A loess fit to the data gives an estimate of the observed power for different effect sizes, with grey bands indicating simultaneous bootstrap confidence bands \citep{buja}. For comparison, the dashed lines show the corresponding power curves of the conventional tests. Not surprisingly, the observed power for experiments 1 and 2 is lower than the power of the conventional test. It is encouraging to see that visual inference mirrors the power vs effect relationship of conventional testing, and comes quite close in experiment 2, where scatterplots are used as the test statistic.

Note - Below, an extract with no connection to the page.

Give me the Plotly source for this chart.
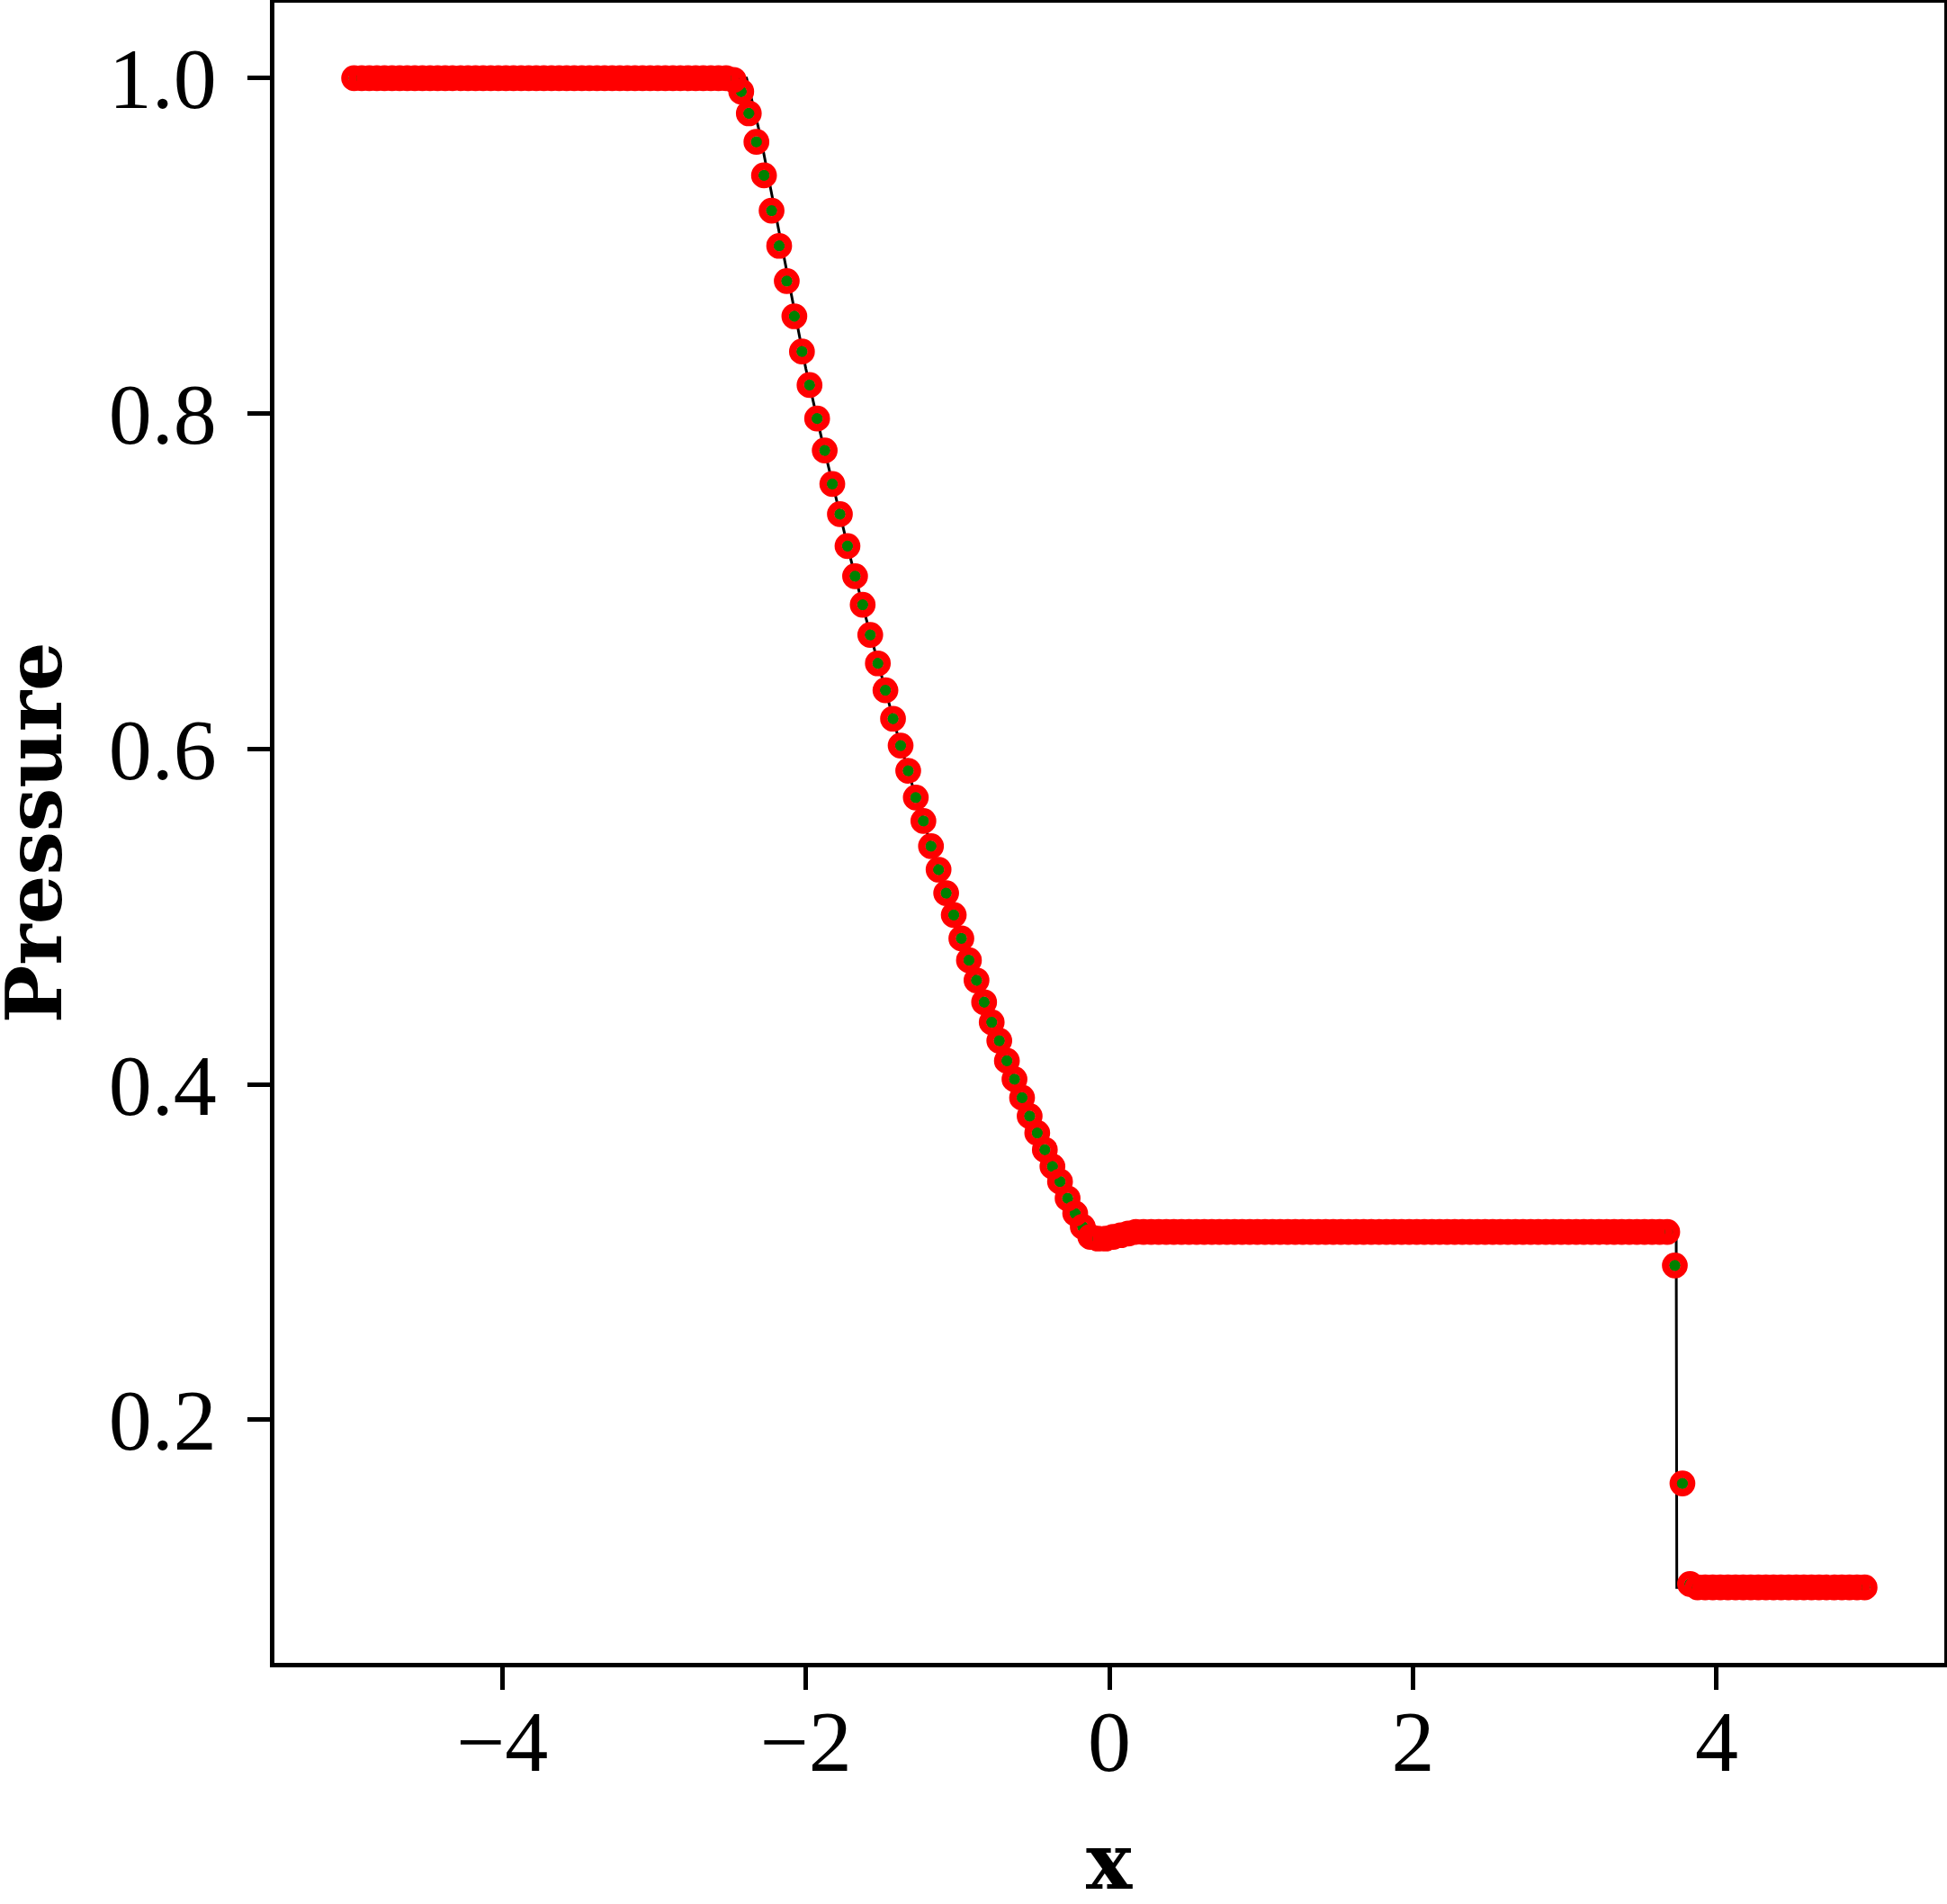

Note that for effect $E=0$, the power is close to 0.05 (Type-I error) for both experiments 1 and 2, making the fixed offset a reasonable assumption.
\begin{figure}[hbtp]
\centering
\scalebox{0.55}{\includegraphics{power_loess_effect.pdf}}
\caption{Power in comparison to effect for the three experiments. Points indicate subject responses, with size indicating count. Responses are 1 and 0 depending on the success or failure respectively to identify the actual plot in the lineup. The loess curve (continuous line) estimates the observed power, and surrounding bands show simultaneous bootstrap confidence band. Conventional test power is drawn as a dashed line. For experiment 3, conventional power is based on the slopes of the linear part of the non-contaminated data. Power for contaminated data is shown by cross mark.}
\label{fig:power_loess_effect}
\end{figure}
Results for experiment 3 are quite different. This is the situation where we expect to see the potential of visual inference, and indeed we do: the power of visual inference is always high, and much higher than the conventional test at small effect sizes. There is no actual conventional power in this situation, because assumptions are violated.
The dashed line shows conventional power based on uncontaminated data, whereas the cross marks show effective power based on the coefficient estimated from the contaminated data.